Performance appraisals should be positive experiences. The appraisals process provides the platform for development and motivation, so organizations should foster a feeling that performance appraisals are positive opportunities, in order to get the best out of the people and the process. In certain organizations, performance appraisals are widely regarded as something rather less welcoming ('bollocking sessions' is not an unusual description), which provides a basis only on which to develop fear and resentment, so never, never, never use a staff performance appraisal to handle matters of discipline or admonishment, which should instead be handled via separately arranged meetings.
types of performance and aptitude assessments, including formal performance appraisals

Formal annual performance appraisals
Probationary reviews
Informal one-to-one review discussions
Counselling meetings
Observation on the job
Skill- or job-related tests
Assignment or task followed by review, including secondments (temporary job cover or transfer) Assessment centres, including observed group exercises, tests presentations, etc.
Survey of opinion of others who have dealings with the individual
Psychometric tests and other behavioural assessments
Graphology (handwriting analysis)
None of these methods is mutually exclusive. All of these performance assessment methods can be used in conjunction with others in the list, depending on situation and organizational policy. Where any of these processes is used, the manager must keep a written record, and must ensure agreed actions are followed up. The notes of all review situations can then be referred to at the formal appraisal.

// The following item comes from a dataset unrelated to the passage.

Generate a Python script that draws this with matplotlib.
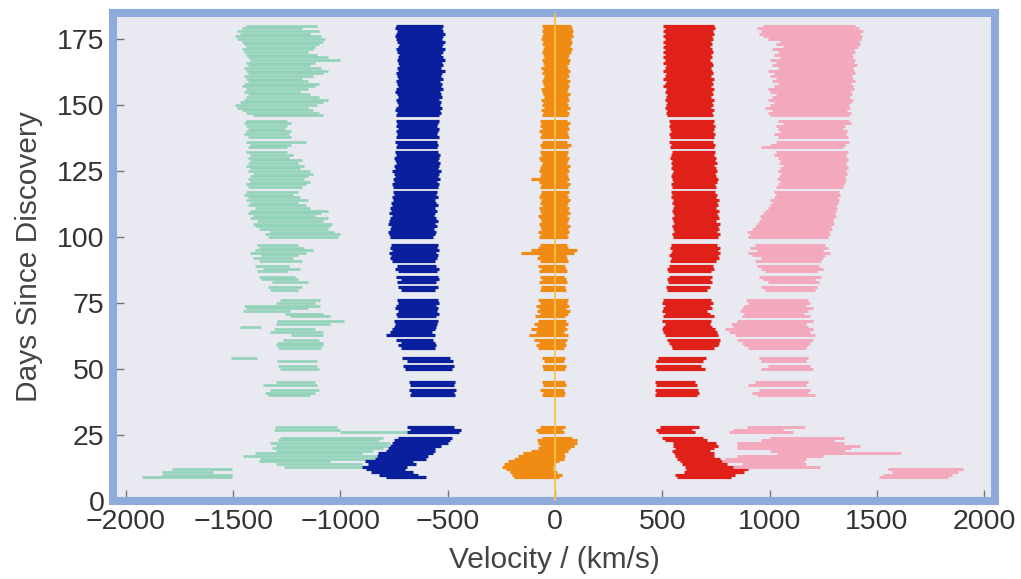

Holding regular informal one-to-one review meetings greatly reduces the pressure and time required for the annual formal appraisal meeting. Holding informal reviews every month is ideal all staff. There are several benefits of reviewing frequently and informally:
The manager is better informed and more up-to-date with his or her people's activities (and more in touch with what lies beyond, e.g., customers, suppliers, competitors, markets, etc)

Difficult issues can be identified, discussed and resolved quickly, before they become more serious.

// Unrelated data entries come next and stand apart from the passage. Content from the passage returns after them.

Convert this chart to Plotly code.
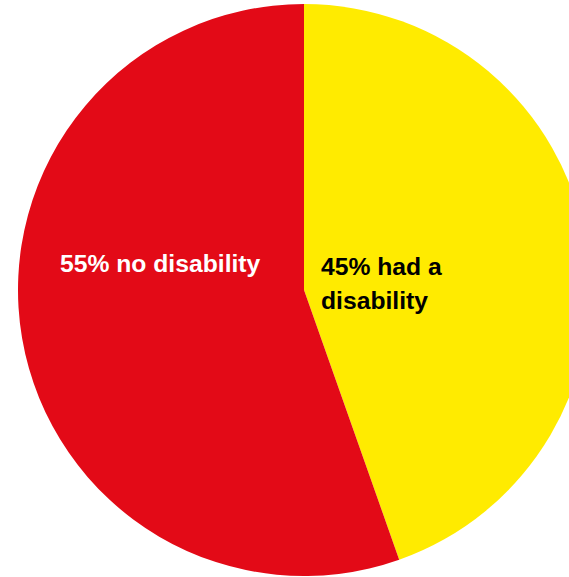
import plotly.graph_objects as go

labels = ["had a disability", "no disability"]
values = [44.6, 55.4]
colors = ["#FFEB00", "#E30A17"]
label_lines = [["45% had a", "disability"], ["55% no disability"]]

W, H = 608, 577
cx, cy, r = 304, 290, 286

fig = go.Figure(go.Pie(
    labels=labels,
    values=values,
    sort=False,
    direction="clockwise",
    rotation=0,
    marker=dict(colors=colors, line=dict(width=0)),
    textinfo="none",
    hoverinfo="none",
    showlegend=False,
    domain=dict(x=[0, 1], y=[(H - cy - r) / H, (H - cy + r) / H]),
))

font = dict(family="Liberation Sans, Arial, sans-serif", size=24.7)
annotations = [
    dict(text="<b>" + label_lines[1][0] + "</b>", x=160 / W, y=(H - 263) / H,
         xanchor="center", yanchor="middle", font=dict(color="white", **font)),
    dict(text="<b>" + label_lines[0][0] + "</b>", x=319 / W, y=(H - 266) / H,
         xanchor="left", yanchor="middle", font=dict(color="black", **font)),
    dict(text="<b>" + label_lines[0][1] + "</b>", x=319 / W, y=(H - 300) / H,
         xanchor="left", yanchor="middle", font=dict(color="black", **font)),
]
for a in annotations:
    a.update(xref="paper", yref="paper", showarrow=False)

fig.update_layout(
    width=W, height=H,
    margin=dict(l=0, r=0, t=0, b=0),
    paper_bgcolor="white",
    plot_bgcolor="white",
    annotations=annotations,
)

fig.write_html(
    "out.html",
    config={"displayModeBar": False},
    post_script="document.body.style.margin='0';document.body.style.overflow='hidden';document.documentElement.style.overflow='hidden';",
)
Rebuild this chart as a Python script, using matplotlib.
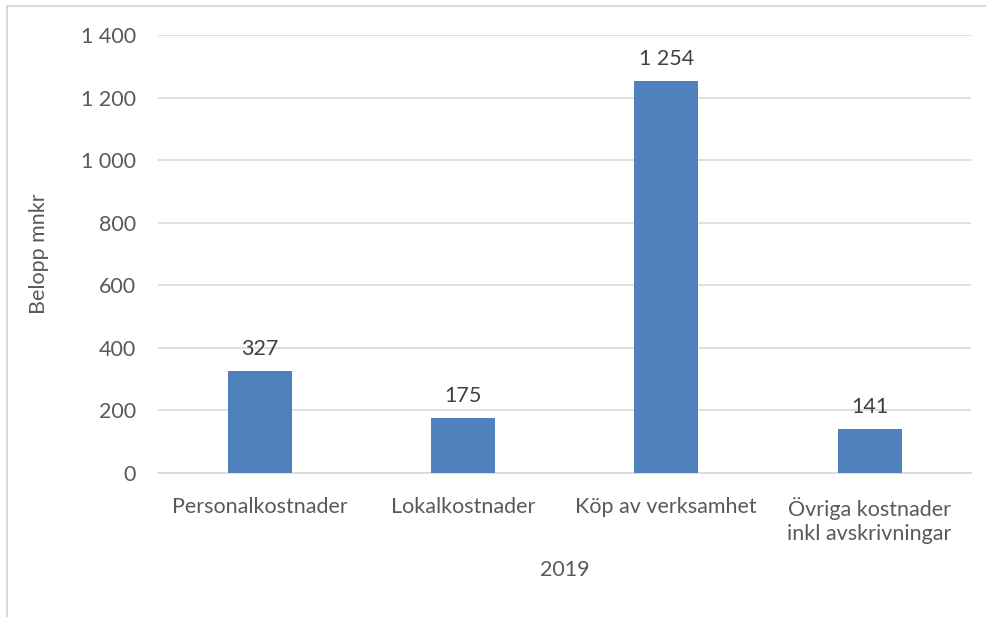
import matplotlib.pyplot as plt
from matplotlib.patches import Rectangle

categories = ["Personalkostnader", "Lokalkostnader", "Köp av verksamhet",
              "Övriga kostnader\ninkl avskrivningar"]
values = [327, 175, 1254, 141]
yticks = [0, 200, 400, 600, 800, 1000, 1200, 1400]


def fmt(v):
    return f"{v:,}".replace(",", " ")


def main():
    plt.rcParams['font.family'] = ['Lato', 'DejaVu Sans']
    text_color = "#595959"
    fs = 15.5

    fig = plt.figure(figsize=(9.87, 6.17), dpi=100)
    ax = fig.add_axes([0.160, 0.2334, 0.824, 0.7099])

    x = list(range(len(categories)))
    bars = ax.bar(x, values, width=0.315, color="#4F81BD", zorder=3)
    for b, v in zip(bars, values):
        ax.text(b.get_x() + b.get_width() / 2, v + 38, fmt(v),
                ha="center", va="bottom", fontsize=fs, color="#404040")

    ax.set_xlim(-0.5, len(categories) - 0.5)
    ax.set_ylim(0, 1400)
    ax.set_yticks(yticks)
    ax.set_yticklabels([fmt(t) for t in yticks], fontsize=fs, color=text_color)
    ax.set_xticks(x)
    ax.set_xticklabels(categories, fontsize=fs, color=text_color, linespacing=1.25)
    ax.tick_params(axis="both", length=0)
    ax.tick_params(axis="y", pad=16)
    ax.tick_params(axis="x", pad=17)

    ax.yaxis.grid(True, color="#D9D9D9", linewidth=1.2, zorder=0)
    for s in ["top", "right", "left"]:
        ax.spines[s].set_visible(False)
    ax.spines["bottom"].set_color("#D9D9D9")
    ax.spines["bottom"].set_linewidth(1.2)

    ax.set_ylabel("Belopp mnkr", fontsize=fs, color=text_color, labelpad=23)
    ax.set_xlabel("2019", fontsize=fs, color=text_color, labelpad=12)

    fig.patches.append(Rectangle((7 / 987, -0.1), 1.2, 1 - 6 / 617 + 0.1,
                                 transform=fig.transFigure, fill=False,
                                 edgecolor="#D9D9D9", linewidth=1.5))

    fig.savefig("out.png", dpi=100)


if __name__ == "__main__":
    main()
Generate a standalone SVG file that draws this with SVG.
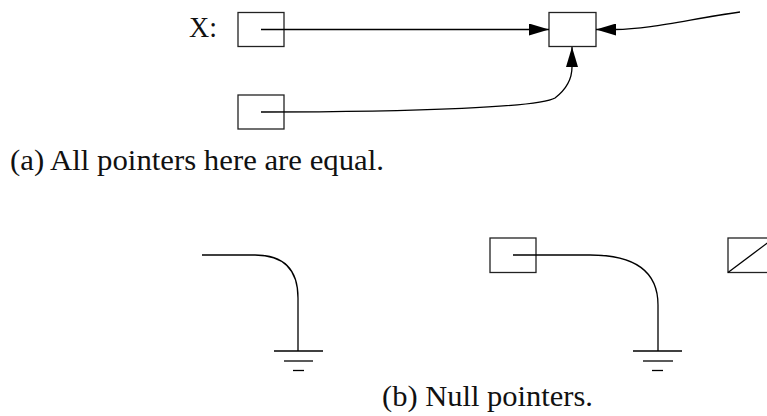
<svg xmlns="http://www.w3.org/2000/svg" width="767" height="416" viewBox="0 0 767 416">
<style>
.box{fill:#fff;stroke:#222;stroke-width:1.3}
.ln{fill:none;stroke:#000;stroke-width:1.3}
.txt{font-family:"Liberation Serif","DejaVu Serif",serif;font-size:29px;fill:#111}
</style>
<defs>
<marker id="ah" markerUnits="userSpaceOnUse" markerWidth="20" markerHeight="12" viewBox="0 0 20 12" refX="20" refY="6" orient="auto">
<path d="M0,0 L20,6 L0,12 Z" fill="#000"/>
</marker>
</defs>
<g id="label-x"><text class="txt" x="189" y="37" textLength="28" lengthAdjust="spacingAndGlyphs">X:</text></g>
<g id="box-x"><rect class="box" x="238" y="12.5" width="46" height="34"/></g>
<g id="box-target"><rect class="box" x="549" y="12.5" width="47" height="34"/></g>
<g id="box-2"><rect class="box" x="238" y="95" width="46" height="34"/></g>
<g id="caption-a"><text class="txt" x="10" y="170" textLength="374" lengthAdjust="spacingAndGlyphs">(a) All pointers here are equal.</text></g>
<g id="box-3"><rect class="box" x="490" y="238" width="46" height="34.5"/></g>
<g id="box-null"><rect class="box" x="728" y="238" width="46" height="34.5"/><line class="ln" x1="728" y1="272.5" x2="774" y2="238"/></g>
<g id="ground-1" class="ln">
<line x1="274" y1="351" x2="323" y2="351"/>
<line x1="284" y1="361" x2="313" y2="361"/>
<line x1="293" y1="370.5" x2="304" y2="370.5"/>
</g>
<g id="ground-2" class="ln">
<line x1="633" y1="351" x2="682" y2="351"/>
<line x1="643" y1="361" x2="673" y2="361"/>
<line x1="652" y1="370.5" x2="663" y2="370.5"/>
</g>
<g id="caption-b"><text class="txt" x="382" y="406" textLength="211" lengthAdjust="spacingAndGlyphs">(b) Null pointers.</text></g>
<g id="connectors">
<path class="ln" d="M261,29.5 L549,29.5" marker-end="url(#ah)"/>
<path class="ln" d="M740,12 C690,19 650,29.5 615,29.5 L596,29.5" marker-end="url(#ah)"/>
<path class="ln" d="M261,112 C420,112 540,107 555,98 C568,88 572,78 572,67 L572,47" marker-end="url(#ah)"/>
<path class="ln" d="M202,255 L255,255 C285,255 298,270 298,298 L298,351"/>
<path class="ln" d="M513,255 L590,255 C640,255 658,275 658,305 L658,351"/>
</g>
</svg>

Help can be given more readily - people rarely ask unless they see a good opportunity to do so - the regular informal review provides just this.
Assignments, tasks and objectives can be agreed completed and reviewed quickly - leaving actions more than a few weeks reduces completion rates significantly for all but the most senior and experienced people.

Objectives, direction, and purpose is more up-to-date - modern organizations demand more flexibility than a single annual review allows - priorities often change through the year, so people need to be re-directed and re-focused.
Training and development actions can be broken down into smaller more digestible chunks, increasing success rates and motivational effect as a result.

The 'fear factor', often associated by many with formal appraisals, is greatly reduced because people become more comfortable with the review process.

Relationships and mutual understanding develops more quickly with greater frequency of meetings between manager and staff member.
Staff members can be better prepared for the formal appraisal, giving better results, and saving management time.

Much of the review has already been covered throughout the year by the time comes for the formal appraisal.

Frequent review meetings increase the reliability of notes and performance data, and reduces the chances of overlooking things at the formal appraisal.